Rao, D., Yarowsky, D., Shreevats, A., Gupta, M,: Classifying latent user attributes in twitter. In: Proceedings of the 2nd International Workshop on Search and Mining User-Generated Contents, pp. 37-44 (2010)
Social media outlets such as Twitter have become an important forum for peer interaction. Thus the ability to classify latent user attributes, including gender, age, regional origin, and political orientation solely from Twitter user language or similar highly informal content has important applications in advertising, personalization, and recommendation. This paper includes a novel investigation of stacked-SVM-based classification algorithms over a rich set of original features, applied to classifying these four user attributes. It also includes extensive analysis of features and approaches that are effective and not effective in classifying user attributes in Twitter-style informal written genres as distinct from the other primarily spoken genres previously studied in the userproperty classification literature. Our models, singly and in ensemble, significantly outperform baseline models in all cases. A detailed analysis of model components and features provides an often entertaining insight into distinctive language-usage variation across gender, age, regional origin and political orientation in modern informal communication.

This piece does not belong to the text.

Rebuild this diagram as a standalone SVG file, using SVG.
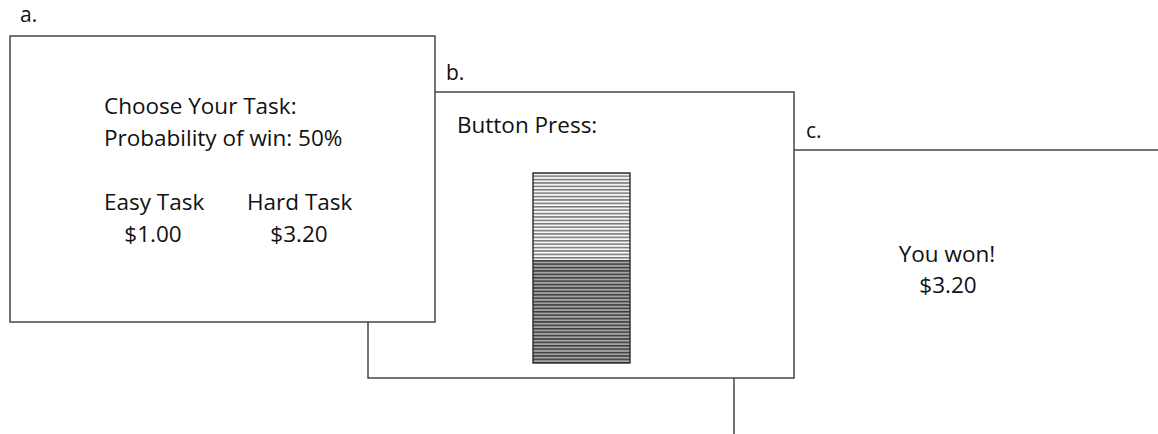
<svg xmlns="http://www.w3.org/2000/svg" width="1158" height="434" viewBox="0 0 1158 434">
  <style>
    .screen { fill: #ffffff; stroke: #3a3a3a; stroke-width: 1.4; }
    .txt { font-family: "Open Sans", "Liberation Sans", sans-serif; font-size: 22.5px; fill: #111111; }
    .lbl { font-family: "Open Sans", "Liberation Sans", sans-serif; font-size: 21px; fill: #111111; }
  </style>
  <defs>
    <!-- striped fill of the press meter: light upper half, dark lower half -->
    <pattern id="stripeLight" x="0" y="172" width="10" height="3.4" patternUnits="userSpaceOnUse">
      <rect width="10" height="3.4" fill="#f6f6f6"/>
      <rect y="0" width="10" height="1.5" fill="#777777"/>
    </pattern>
    <pattern id="stripeDark" x="0" y="260" width="10" height="3.4" patternUnits="userSpaceOnUse">
      <rect width="10" height="3.4" fill="#a4a4a4"/>
      <rect y="0" width="10" height="1.5" fill="#3c3c3c"/>
    </pattern>
  </defs>

  <!-- screen c: outcome -->
  <g id="screen-c">
    <rect class="screen" x="734" y="150" width="520" height="320"/>
    <text class="txt" x="947" y="262" text-anchor="middle">You won!</text>
    <text class="txt" x="948" y="293" text-anchor="middle">$3.20</text>
  </g>

  <!-- screen b: button press -->
  <g id="screen-b">
    <rect class="screen" x="368" y="92" width="426" height="286"/>
    <text class="txt" x="457" y="133">Button Press:</text>
    <rect x="533" y="173" width="97" height="87" fill="url(#stripeLight)"/>
    <rect x="533" y="260" width="97" height="103" fill="url(#stripeDark)"/>
    <rect x="533" y="173" width="97" height="190" fill="none" stroke="#2a2a2a" stroke-width="1.4"/>
  </g>

  <!-- screen a: task choice -->
  <g id="screen-a">
    <rect class="screen" x="10" y="36" width="425" height="286"/>
    <text class="txt" x="104" y="114">Choose Your Task:</text>
    <text class="txt" x="104" y="146">Probability of win: 50%</text>
    <text class="txt" x="104" y="210">Easy Task</text>
    <text class="txt" x="247" y="210">Hard Task</text>
    <text class="txt" x="153" y="242" text-anchor="middle">$1.00</text>
    <text class="txt" x="299" y="242" text-anchor="middle">$3.20</text>
  </g>

  <!-- panel letters -->
  <g id="labels">
    <text class="lbl" x="20" y="22">a.</text>
    <text class="lbl" x="446" y="80">b.</text>
    <text class="lbl" x="806" y="138">c.</text>
  </g>
</svg>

Rao et al., experimenting with various classification models, infer a number of latent author attributes from the posts, social network structure and communication behaviour of Twitter users. In regards to a user’s gender, they found that neither a user’s network structure (such as their follower-following ratio, follower frequency or following frequency) or their communication behaviour (response frequency, retweet frequency, tweet frequency) were helpful in its inference. They experimented with a number of predictive models looking specifically at text posts, seeing if they could infer gender exclusively from the content and style of a tweet’s author. They report results of 68.7% accuracy in regards to inferring gender using an ngram model alone that utilizes several million ngram features. Accuracy increases to 72.3% when this model is combined with a sociolinguistic-based features model that examines the lexical choice and other linguistic features such as the use of emoticons, use of internet slang, etc.). It should be noted that their dataset was assembled by finding twitter users with social network connections to unambiguously gendered organizations such as fraternities and sororities.